Reading the Explanations: How to Get the Most out of your Test Results
By: Adam Grey - posted Dec 30th 2009 at 3:15 PMAs teachers, we’ve seen it hundreds of times: a student diligently takes practice tests once—sometimes twice—weekly, and finds him- or herself tripping up on the same concepts every time. Not the same broad content areas, like Geometry or Sentence Correction, but the same specific tricks, like the side ratios of 30-60-90 triangles or the application of the past perfect tense. There is a simple prescription for this ailment: read your explanations!
The explanations given along with each sample question in a student’s test prep material contain the most useful lessons and most explicit feedback in the battery of information that results from a practice test.
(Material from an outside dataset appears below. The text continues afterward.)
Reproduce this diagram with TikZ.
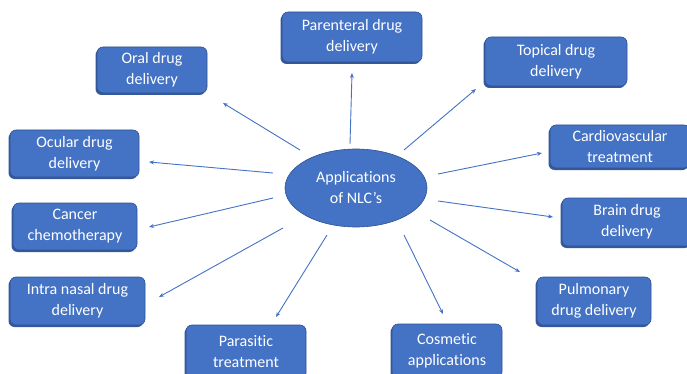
\documentclass[tikz,border=0pt]{standalone}
\usepackage{fontspec}
\setmainfont[Ligatures=CommonOff]{Carlito}
\usetikzlibrary{arrows.meta,shadows,shapes.geometric}
\definecolor{boxblue}{HTML}{4472C4}
\definecolor{boxedge}{HTML}{2F528F}
\definecolor{shade}{HTML}{35599A}
\begin{document}
\begin{tikzpicture}[x=1pt,y=-1pt,
  appbox/.style={rounded corners=6pt, fill=boxblue, draw=boxedge, line width=0.6pt,
    text=white, align=center, font=\fontsize{16}{21}\selectfont, inner sep=0pt,
    drop shadow={shadow xshift=-1.5pt, shadow yshift=-2pt, fill=shade, opacity=1}},
  hub/.style={ellipse, fill=boxblue, draw=boxedge, line width=0.6pt, text=white,
    align=center, font=\fontsize{16}{21}\selectfont, inner sep=0pt},
  arr/.style={draw=boxblue, line width=0.9pt, -{Stealth[length=5pt,width=4pt]}}]
\useasboundingbox (0,0) rectangle (687,374);
\clip (0,0) rectangle (687,374);
% hub
\node[hub, minimum width=142pt, minimum height=78pt] (ell) at (356,188) {Applications\\of NLC’s};
% boxes
\node[appbox, minimum width=110pt, minimum height=46pt] (oral) at (152,70) {Oral drug\\delivery};
\node[appbox, minimum width=140pt, minimum height=50pt] (par) at (352,37) {Parenteral drug\\delivery};
\node[appbox, minimum width=142pt, minimum height=49pt] (top) at (556,61.5) {Topical drug\\delivery};
\node[appbox, minimum width=140pt, minimum height=43pt] (card) at (620,146.5) {Cardiovascular\\treatment};
\node[appbox, minimum width=130pt, minimum height=48pt] (brain) at (627,222) {Brain drug\\delivery};
\node[appbox, minimum width=114pt, minimum height=48pt] (pulm) at (594,301) {Pulmonary\\drug delivery};
\node[appbox, minimum width=110pt, minimum height=54pt] (cosm) at (447,351) {Cosmetic\\applications};
\node[appbox, minimum width=120pt, minimum height=54pt] (para) at (246,352) {Parasitic\\treatment};
\node[appbox, minimum width=135pt, minimum height=48pt] (nasal) at (77.5,301) {Intra nasal drug\\delivery};
\node[appbox, minimum width=124pt, minimum height=47pt] (canc) at (75,226.5) {Cancer\\chemotherapy};
\node[appbox, minimum width=129pt, minimum height=47pt] (ocul) at (74.5,153.5) {Ocular drug\\delivery};
% arrow ends
\coordinate (s1) at (300,150); \coordinate (e1) at (223,103);
\coordinate (s2) at (350,144); \coordinate (e2) at (352,73);
\coordinate (s3) at (404,150); \coordinate (e3) at (476,89);
\coordinate (s4) at (438,174); \coordinate (e4) at (542,153);
\coordinate (s5) at (438,201); \coordinate (e5) at (553,217);
\coordinate (s6) at (430,220); \coordinate (e6) at (520,272);
\coordinate (s7) at (404,235); \coordinate (e7) at (443,314);
\coordinate (s8) at (327,235); \coordinate (e8) at (276,317);
\coordinate (s9) at (283,228); \coordinate (e9) at (159,297);
\coordinate (s10) at (273,198); \coordinate (e10) at (149,227);
\coordinate (s11) at (273,173); \coordinate (e11) at (149,162);
\draw[arr] (s1) -- (e1);
\draw[arr] (s2) -- (e2);
\draw[arr] (s3) -- (e3);
\draw[arr] (s4) -- (e4);
\draw[arr] (s5) -- (e5);
\draw[arr] (s6) -- (e6);
\draw[arr] (s7) -- (e7);
\draw[arr] (s8) -- (e8);
\draw[arr] (s9) -- (e9);
\draw[arr] (s10) -- (e10);
\draw[arr] (s11) -- (e11);
\end{tikzpicture}
\end{document}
Having every single question solved in the most accurate and timely way is an invaluable resource! And the explanations in the new 2010 GMAT course revision are better than ever: Kaplan has enlisted its best GMAT instructors from across the country to comb through the entire CAT pool (over 3000 questions!) and revise every explanation to take a student step-by-step through the appropriate methods and strategies. Every confusing Quantitative question stem is translated to its corresponding equation, every Critical Reasoning stimulus is properly untangled, and every point-boosting and time-saving strategy is meticulously detailed.
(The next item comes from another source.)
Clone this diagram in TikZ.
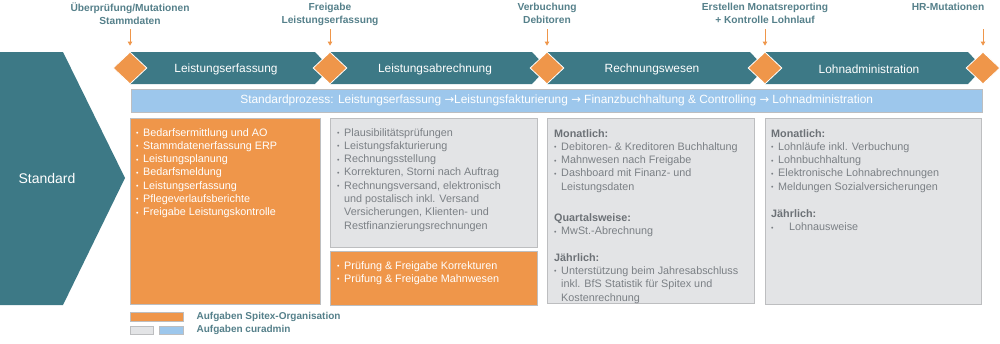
\documentclass[tikz,border=0pt]{standalone}
\usepackage{fontspec}
\setmainfont{Liberation Sans}
\newfontfamily\arrowfont{DejaVu Sans}
\usepackage{xcolor}
\usetikzlibrary{positioning,arrows.meta,shapes.geometric}
\definecolor{cateal}{HTML}{3D7986}
\definecolor{caorange}{HTML}{EF964A}
\definecolor{cablue}{HTML}{9DC7EC}
\definecolor{cagray}{HTML}{E3E4E6}
\definecolor{caedge}{HTML}{BDBEC0}
\definecolor{catext}{HTML}{7B8085}
\definecolor{cahead}{HTML}{6C7176}
\definecolor{calabel}{HTML}{55808A}
\newcommand{\bl}{\makebox[7pt][l]{\raisebox{0.6pt}{\fontsize{7}{7}\selectfont\textbullet}}}
\newcommand{\ind}{\hspace*{7pt}}
\newcommand{\hd}[1]{{\bfseries\color{cahead}#1}}
\newcommand{\ar}{{\arrowfont\fontsize{11.5}{13}\selectfont →}}

\begin{document}
\begin{tikzpicture}[x=1pt, y=-1pt,
  seg/.style={fill=cateal},
  seglbl/.style={text=white, font=\fontsize{11.9}{14}\selectfont},
  dia/.style={diamond, fill=caorange, draw=white, line width=0.8pt, inner sep=0pt,
              minimum width=34pt, minimum height=32pt},
  toplbl/.style={align=center, text=calabel, anchor=north, inner sep=0pt,
                 font=\bfseries\fontsize{10.2}{12.5}\selectfont},
  arr/.style={->, draw=caorange, line width=0.8pt, shorten >=6pt},
  obox/.style={draw=caedge, fill=caorange, anchor=north west, inner sep=0pt},
  gbox/.style={draw=caedge, fill=cagray, anchor=north west, inner sep=0pt},
  txt/.style={anchor=north west, inner sep=0pt, align=left,
              font=\fontsize{10.8}{13.3}\selectfont, text=#1},
  txt/.default=catext,
  leg/.style={text=calabel, anchor=west, inner sep=0pt, font=\bfseries\fontsize{10}{12}\selectfont},
  >={Triangle[length=4pt,width=4.5pt]}]
  \useasboundingbox (0,0) rectangle (1000,343);
  % left block
  \fill[cateal] (0,52) -- (63,52) -- (125,178) -- (63,305) -- (0,305) -- cycle;
  \node[text=white, font=\fontsize{14}{16}\selectfont] (stdname) at (47,178) {Standard};
  % row 1: the phases
  \foreach \a/\b in {130/330, 330/547, 547/765, 765/983}
    \fill[seg] (\a,52) -- (\b-15,52) -- (\b,68) -- (\b-15,84) -- (\a,84) -- cycle;
  \node[seglbl] (erf)  at (226,69) {Leistungserfassung};
  \node[seglbl] (abr)  at (435,69) {Leistungsabrechnung};
  \node[seglbl] (rw)   at (652,69) {Rechnungswesen};
  \node[seglbl] (lohn) at (869,69) {Lohnadministration};
  \foreach \x [count=\i] in {130,330,547,765,983} {
    \node[dia] (d\i) at (\x,68) {};
    \coordinate (t\i) at (\x,29);
    \draw[arr] (t\i) -- (d\i.north);
  }
  % milestones
  \node[toplbl] (m1) at (130,3) {Überprüfung/Mutationen\\Stammdaten};
  \node[toplbl] (m2) at (330,3) {Freigabe\\Leistungserfassung};
  \node[toplbl] (m3) at (547,3) {Verbuchung\\Debitoren};
  \node[toplbl] (m4) at (765,3) {Erstellen Monatsreporting\\+ Kontrolle Lohnlauf};
  \node[toplbl] (m5) at (948,3) {HR-Mutationen};
  % row 2: standard process bar
  \node[draw=caedge, fill=cablue, anchor=north west, minimum width=851pt, minimum height=23pt,
        text=white, font=\fontsize{11.9}{13}\selectfont] (proc) at (131,89)
    {Standardprozess: Leistungserfassung \ar Leistungsfakturierung \ar{} Finanzbuchhaltung \& Controlling \ar{} Lohnadministration};
  % row 3: tasks
  \node[obox, minimum width=190pt, minimum height=186pt] (b1) at (130,118) {};
  \node[gbox, minimum width=207pt, minimum height=129pt] (b2) at (330,118) {};
  \node[obox, minimum width=207pt, minimum height=54pt]  (b3) at (330,251) {};
  \node[gbox, minimum width=207pt, minimum height=185pt] (b4) at (547,118) {};
  \node[gbox, minimum width=216pt, minimum height=186pt] (b5) at (765,118) {};
  \node[txt=white, xshift=6pt, yshift=-10pt] at (b1.north west)
    {\bl Bedarfsermittlung und AO\\\bl Stammdatenerfassung ERP\\\bl Leistungsplanung\\
     \bl Bedarfsmeldung\\\bl Leistungserfassung\\\bl Pflegeverlaufsberichte\\
     \bl Freigabe Leistungskontrolle};
  \node[txt, xshift=7pt, yshift=-10pt] at (b2.north west)
    {\bl Plausibilitätsprüfungen\\\bl Leistungsfakturierung\\\bl Rechnungsstellung\\
     \bl Korrekturen, Storni nach Auftrag\\\bl Rechnungsversand, elektronisch\\
     \ind und postalisch inkl. Versand\\\ind Versicherungen, Klienten- und\\
     \ind Restfinanzierungsrechnungen};
  \node[txt=white, xshift=7pt, yshift=-10pt] at (b3.north west)
    {\bl Prüfung \& Freigabe Korrekturen\\\bl Prüfung \& Freigabe Mahnwesen};
  \node[txt, xshift=7pt, yshift=-11pt] at (b4.north west)
    {\hd{Monatlich:}\\\bl Debitoren- \& Kreditoren Buchhaltung\\\bl Mahnwesen nach Freigabe\\
     \bl Dashboard mit Finanz- und\\\ind Leistungsdaten\\[18pt]
     \hd{Quartalsweise:}\\\bl MwSt.-Abrechnung\\[13pt]
     \hd{Jährlich:}\\\bl Unterstützung beim Jahresabschluss\\\ind inkl. BfS Statistik für Spitex und\\
     \ind Kostenrechnung};
  \node[txt, xshift=6pt, yshift=-11pt] at (b5.north west)
    {\hd{Monatlich:}\\\bl Lohnläufe inkl. Verbuchung\\\bl Lohnbuchhaltung\\
     \bl Elektronische Lohnabrechnungen\\\bl Meldungen Sozialversicherungen\\[14pt]
     \hd{Jährlich:}\\\makebox[18pt][l]{\bl}Lohnausweise};
  % legend
  \node[obox, minimum width=53pt, minimum height=9pt] (lgo) at (130,312) {};
  \node[gbox, minimum width=23pt, minimum height=8pt] (lgg) at (130,326) {};
  \node[draw=caedge, fill=cablue, anchor=north west, inner sep=0pt, minimum width=24pt,
        minimum height=8pt] (lgb) at (159,326) {};
  \node[leg, right=13pt of lgo] (lgotxt) {Aufgaben Spitex-Organisation};
  \node[leg, right=13pt of lgb] (lgbtxt) {Aufgaben curadmin};
\end{tikzpicture}
\end{document}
So remember that your practice test doesn’t end after you confirm your answer for Question 41 of the Verbal section. Take time to read through the explanations for all the questions that led you to the wrong answer choice or took you more than a couple minutes to solve; even take a glance at the questions you got right, to make sure you didn’t just make a lucky guess or pass up a method that would have saved you some precious time! Then, take the lessons you’ve learned and apply them on your remaining practice tests, and, most importantly, on Test Day. Your score will thank you for it!